2. Clearly $P$ is a symmetry, but you might wonder why $P=P_L P_R$ would imply that $P_L$ and $P_R$ are separately symmetries. Well the way to see this: decompose $H=H_L + H_R$ such that $H_R$ has no support near the left edge, same for $H_L$ and the right edge. Then $[P_L,H_R] = 0$. But since $[P,H_R] = 0$, that means that $[P_R,H_R] = 0$. Combined with $[P_R,H_L] = 0$, this shows that $P_R$ is a symmetry of $H$.

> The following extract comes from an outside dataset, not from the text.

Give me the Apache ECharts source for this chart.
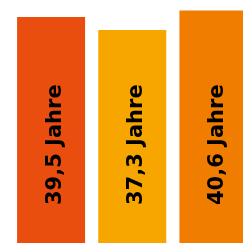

3. Suppose $|\psi_\textrm{gs}\rangle$ is a ground state. Then either $P_L|\psi_\textrm{gs}\rangle$ or $P_R |\psi_\textrm{gs}\rangle$ has to be a different state, otherwise $P_L P_R |\psi_\textrm{gs}\rangle = P_R P_L |\psi_\textrm{gs}\rangle$, yet we know they anticommute.
When you diagonalize $H_\text{BdG}$, you find the eigenvalues and the eigenvectors. Let us assemble these (column) vectors into a unitary matrix $U$ (this is always possible since $H_\text{BdG}$ is Hermitian), so that $U^\dagger H_\text{BdG} U=E$ is diagonal (i.e. the eigenvalues). Define $\Gamma_k = U^\dagger \psi_k$, then
$ H=\frac{1}{2} \Gamma_k^\dagger E \Gamma_k $
Therefore $\Gamma_k$ gives you the correct "single-particle" eigenstates of $H$ and can be used to build any excitations of the Hamiltonian. To be more explicit, the $i$-th row of $\Gamma_k$ is $\sum_j(U^\dagger)_{ij}\psi_{kj}$, with energy $E_i$.

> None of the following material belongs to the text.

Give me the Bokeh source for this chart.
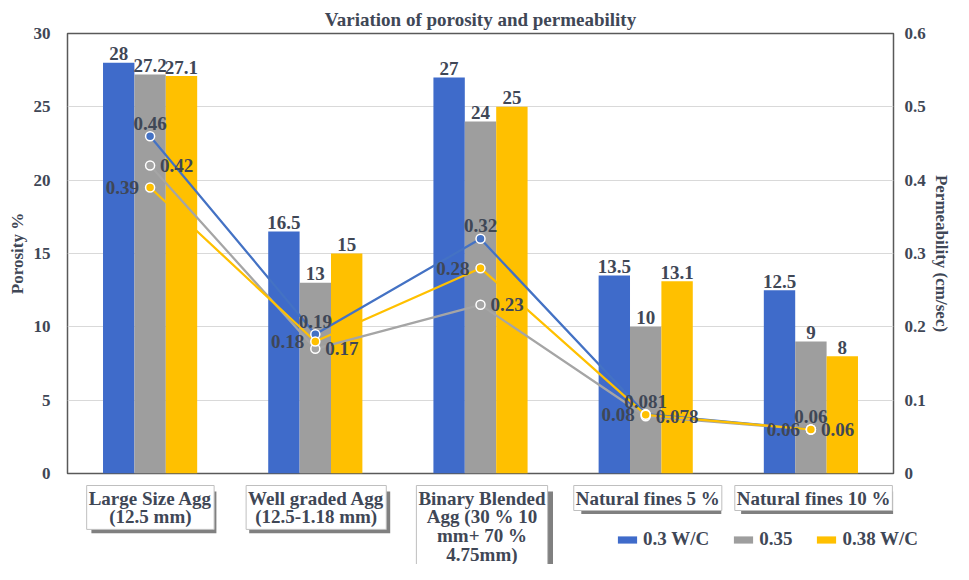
from bokeh.plotting import figure
from bokeh.layouts import column
from bokeh.models import (ColumnDataSource, FactorRange, Range1d, LinearAxis, Legend, LegendItem,
                          Label, BoxAnnotation, FixedTicker)
from bokeh.transform import dodge
from bokeh.embed import file_html
from bokeh.resources import INLINE
from bokeh.core.properties import value

# ---------------- data ----------------
categories = ["Large Size Agg", "Well graded Agg", "Binary Blended Agg",
              "Natural fines 5 %", "Natural fines 10 %"]
category_labels = ["Large Size Agg\n(12.5 mm)", "Well graded Agg\n(12.5-1.18 mm)",
                   "Binary Blended\nAgg (30 % 10\nmm+ 70 %\n4.75mm)",
                   "Natural fines 5 %", "Natural fines 10 %"]
series = ["0.3 W/C", "0.35", "0.38 W/C"]
porosity_030 = [28, 16.5, 27, 13.5, 12.5]
porosity_035 = [27.2, 13, 24, 10, 9]
porosity_038 = [27.1, 15, 25, 13.1, 8]
permeability_030 = [0.46, 0.19, 0.32, 0.081, 0.06]
permeability_035 = [0.42, 0.17, 0.23, 0.078, 0.06]
permeability_038 = [0.39, 0.18, 0.28, 0.08, 0.06]
porosity_ticks = [0, 5, 10, 15, 20, 25, 30]
permeability_ticks = [0, 0.1, 0.2, 0.3, 0.4, 0.5, 0.6]

# ---------------- style / layout ----------------
FONT = "Liberation Serif"
TXT = "#3F4756"
COLORS = ["#3F6BCA", "#9E9E9E", "#FFC000"]
LINE_COLORS = ["#4472C4", "#A5A5A5", "#FFC000"]
W = 953
H_TOTAL = 564
BL, BR, BT, BB = 67, 57, 33, 10
FRAME_BOTTOM = 473
H1 = FRAME_BOTTOM + BB
H2 = H_TOTAL - H1

def fmt(v):
    return f"{v:g}"

src = ColumnDataSource(dict(
    cat=categories,
    p030=porosity_030, p035=porosity_035, p038=porosity_038,
    k030=permeability_030, k035=permeability_035, k038=permeability_038,
    p030_l=[fmt(v) for v in porosity_030], p035_l=[fmt(v) for v in porosity_035],
    p038_l=[fmt(v) for v in porosity_038],
    k030_l=[fmt(v) for v in permeability_030], k035_l=[fmt(v) for v in permeability_035],
    k038_l=[fmt(v) for v in permeability_038],
))

p = figure(x_range=FactorRange(*categories), y_range=Range1d(0, 30),
           width=W, height=H1, output_backend="svg", toolbar_location=None,
           min_border_left=BL, min_border_right=BR, min_border_top=BT, min_border_bottom=BB,
           title="Variation of porosity and permeability")
p.extra_y_ranges = {"perm": Range1d(0, 0.6)}

p.title.align = "center"
p.title.text_font = FONT
p.title.text_font_size = "19px"
p.title.text_font_style = "bold"
p.title.text_color = TXT
p.title.standoff = 8
p.title.offset = 0

p.outline_line_color = "#595959"
p.outline_line_width = 1.5
p.background_fill_color = "white"
p.border_fill_color = "white"

left_ticker = FixedTicker(ticks=porosity_ticks)
yl = p.yaxis[0]
yl.ticker = left_ticker
yl.axis_label = "Porosity %"

yr = LinearAxis(y_range_name="perm", ticker=FixedTicker(ticks=permeability_ticks),
                axis_label="Permeability (cm/sec)")
yr.major_label_overrides = {0: "0"}
p.add_layout(yr, "right")

for ax in (yl, yr):
    ax.axis_line_color = None
    ax.major_tick_line_color = None
    ax.minor_tick_line_color = None
    ax.major_tick_out = 0
    ax.major_tick_in = 0
    ax.minor_tick_out = 0
    ax.major_label_text_font = FONT
    ax.major_label_text_font_style = "bold"
    ax.major_label_text_font_size = "17px"
    ax.major_label_text_color = TXT
    ax.axis_label_text_font = FONT
    ax.axis_label_text_font_style = "bold"
    ax.axis_label_text_font_size = "17px"
    ax.axis_label_text_color = TXT
yl.major_label_standoff = 17
yl.axis_label_standoff = 4
yr.major_label_standoff = 11
yr.axis_label_standoff = 3

p.xaxis.visible = False
p.xgrid.visible = False
p.ygrid.ticker = left_ticker
p.ygrid.grid_line_color = "#D9D9D9"
p.ygrid.grid_line_width = 1

# ---------------- bars ----------------
BW = 0.19
offsets = [-BW, 0.0, BW]
pcols = ["p030", "p035", "p038"]
kcols = ["k030", "k035", "k038"]
for off, col, c in zip(offsets, pcols, COLORS):
    p.vbar(x=dodge("cat", off, range=p.x_range), top=col, width=BW, source=src,
           fill_color=c, line_color=None)

# ---------------- lines ----------------
for col, c in zip(kcols, LINE_COLORS):
    p.line(x="cat", y=col, source=src, y_range_name="perm", line_color=c, line_width=2.25)
for col, c in zip(kcols, LINE_COLORS):
    p.scatter(x="cat", y=col, source=src, y_range_name="perm", size=9,
              fill_color=c, line_color="white", line_width=1.5)

# ---------------- data labels ----------------
lbl_kw = dict(text_font=value(FONT), text_font_style="bold", text_font_size="19px",
              text_color=TXT, source=src)
for off, col in zip(offsets, pcols):
    p.text(x=dodge("cat", off, range=p.x_range), y=col, text=col + "_l",
           text_align="center", text_baseline="alphabetic", y_offset=-9, **lbl_kw)
# blue above, grey right, yellow left
p.text(x="cat", y="k030", text="k030_l", y_range_name="perm", text_align="center",
       text_baseline="alphabetic", y_offset=-13, **lbl_kw)
p.text(x="cat", y="k035", text="k035_l", y_range_name="perm", text_align="left",
       text_baseline="middle", x_offset=10, **lbl_kw)
p.text(x="cat", y="k038", text="k038_l", y_range_name="perm", text_align="right",
       text_baseline="middle", x_offset=-11, **lbl_kw)

# ---------------- lower strip: category boxes + legend ----------------
cat_px = (W - BL - BR) / len(categories)
p2 = figure(width=W, height=H2, output_backend="svg", toolbar_location=None,
            y_range=Range1d(H2, 0),
            x_axis_location=None, y_axis_location=None,
            min_border_left=0, min_border_right=0, min_border_top=0, min_border_bottom=0)
free_frame = "frame_align" in p2.properties()
if free_frame:
    p2.frame_align = False
    p2.x_range = Range1d(-BL / cat_px, len(categories) + BR / cat_px)
    legend_x = 615
else:
    p2.x_range = Range1d(0, len(categories))
    legend_x = 515
p2.outline_line_color = None
p2.grid.visible = False
p2.background_fill_color = "white"
p2.border_fill_color = "white"

box_w = [126, 142, 136, 141, 153]
lines_n = [lbl.count("\n") + 1 for lbl in category_labels]
LINE_PX = 19.4
BOX_TOP = 2
for i, lbl in enumerate(category_labels):
    cx = i + 0.5
    h = lines_n[i] * LINE_PX + 4
    p2.add_layout(BoxAnnotation(left=cx + (-box_w[i] / 2 + 4) / cat_px,
                                right=cx + (box_w[i] / 2 + 3) / cat_px,
                                top=BOX_TOP + 6, bottom=BOX_TOP + h + 5,
                                fill_color="#6A6A6A", fill_alpha=0.85, line_color=None))
for i, lbl in enumerate(category_labels):
    p2.add_layout(Label(x=i + 0.5, y=BOX_TOP, text=lbl,
                        text_align="center", text_baseline="top",
                        text_font=FONT, text_font_style="bold", text_font_size="19px",
                        text_color=TXT, text_line_height=0.9,
                        background_fill_color="white", border_line_color="#BFBFBF",
                        border_line_width=1, padding=2))

# legend swatches: zero-height bars (nothing drawn), used only as legend glyphs
swatch_src = ColumnDataSource(dict(x=[0.0], top=[0.0]))
legend_rs = [p2.vbar(x="x", top="top", bottom="top", width=0.01, source=swatch_src,
                     fill_color=c, line_color=None) for c in COLORS]
legend = Legend(items=[LegendItem(label=s, renderers=[r]) for s, r in zip(series, legend_rs)],
                orientation="horizontal", location=(legend_x, 14),
                glyph_width=24, glyph_height=9, label_standoff=4, spacing=22,
                padding=0, margin=0, border_line_color=None, background_fill_alpha=0,
                label_text_font=FONT, label_text_font_style="bold",
                label_text_font_size="19px", label_text_color=TXT)
p2.add_layout(legend)

layout = column(p, p2, spacing=0)
open("out.html", "w").write(file_html(layout, INLINE))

Lastly, because the particle-hole symmetry of the Hamiltonian, the spectrum of $H_\text{BdG}$ always comes in $\pm E$ pairs, and correspondingly $\gamma_{E}$ and $\gamma_{-E}$ are actually related by hermitian conjugation: $\gamma_{-E}=\gamma_E^\dagger$.
Best Answer
The short answer is this: each line on your plot is denoting one fermionic mode (i.e. a fermionic creation/annihilation operator $c$), or equivalently each line corresponds to two Majorana modes (since a fermionic mode defines two Majorana operators $\gamma_1 = \frac{1}{2} \left(c+c^\dagger \right)$ and $\gamma_2 = \frac{1}{2i} \left(c-c^\dagger \right)$). Each line is represented twice though. It is not written in stone that you have to take the upper line, but just make sure you only count each set of two only once. Whether you take the upper or lower line comes down to choosing what you call the fermionic creation operator and the annihilation operator. I guess the clearest would be to just forget the bottom set of lines from the outset.

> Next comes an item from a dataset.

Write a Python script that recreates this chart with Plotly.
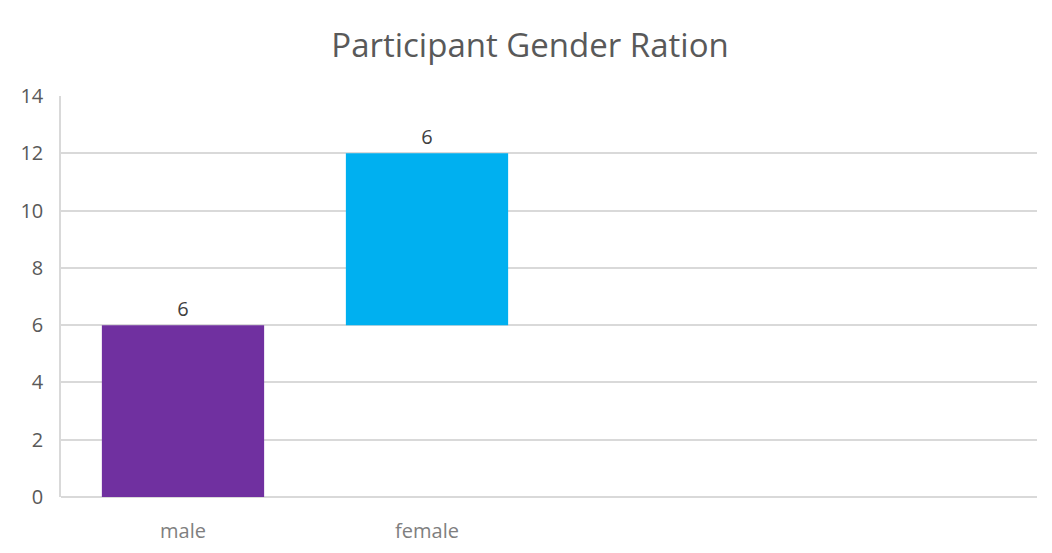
import numpy as np
import plotly.graph_objects as go

categories = ["male", "female", " ", "  "]
values = [6, 6]
bar_colors = ["#7030A0", "#00B0F0"]
y_ticks = [0, 2, 4, 6, 8, 10, 12, 14]

ends = np.cumsum(values)
bases = ends - np.array(values)

fig = go.Figure()
fig.add_trace(go.Bar(
    x=categories[:len(values)],
    y=values,
    base=bases,
    marker=dict(color=bar_colors, line=dict(width=0)),
    width=0.665,
    text=[str(v) for v in values],
    textposition="outside",
    textfont=dict(family="Open Sans, sans-serif", size=20, color="#404040"),
    cliponaxis=False,
    showlegend=False,
))

fig.update_layout(
    width=1044, height=545,
    paper_bgcolor="white", plot_bgcolor="white",
    margin=dict(l=53, r=15, t=88, b=56),
    title=dict(text="Participant Gender Ration", x=0.5, xanchor="center",
               y=0.932, yanchor="middle",
               font=dict(family="Open Sans, sans-serif", size=33, color="#595959")),
    xaxis=dict(type="category", categoryorder="array", categoryarray=categories,
               range=[-0.5, 3.5], showgrid=False, showline=False, zeroline=False,
               automargin=False, ticks="", ticklabelstandoff=20,
               tickfont=dict(family="Open Sans, sans-serif", size=20, color="#7f7f7f")),
    yaxis=dict(range=[0, 14], tickvals=y_ticks, showgrid=True, gridcolor="#d9d9d9",
               gridwidth=1.5, zeroline=True, zerolinecolor="#d9d9d9", zerolinewidth=1.5,
               showline=True, linecolor="#d9d9d9", linewidth=1.5, automargin=False,
               ticks="", ticklen=0, tickfont=dict(family="Open Sans, sans-serif", size=20, color="#595959"),
               ticklabelstandoff=12),
    bargap=0.335,
)

fig.write_html("out.html")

So take the point $\mu = 0$. On your plot we see two lines meeting there, but as you point out this is due to a redundancy in description, so in fact there is only one line there. In other words there is one fermionic mode $c$ with zero energy. This gives a twofold degeneracy: $|0\rangle$ and $c^\dagger |0\rangle$. Your plot shows that this mode does actually not stay at zero energy in the whole phase, but I guess this must be due to finite-size effects and as you take $L$ larger and larger, the line should approach zero until the phase transition point.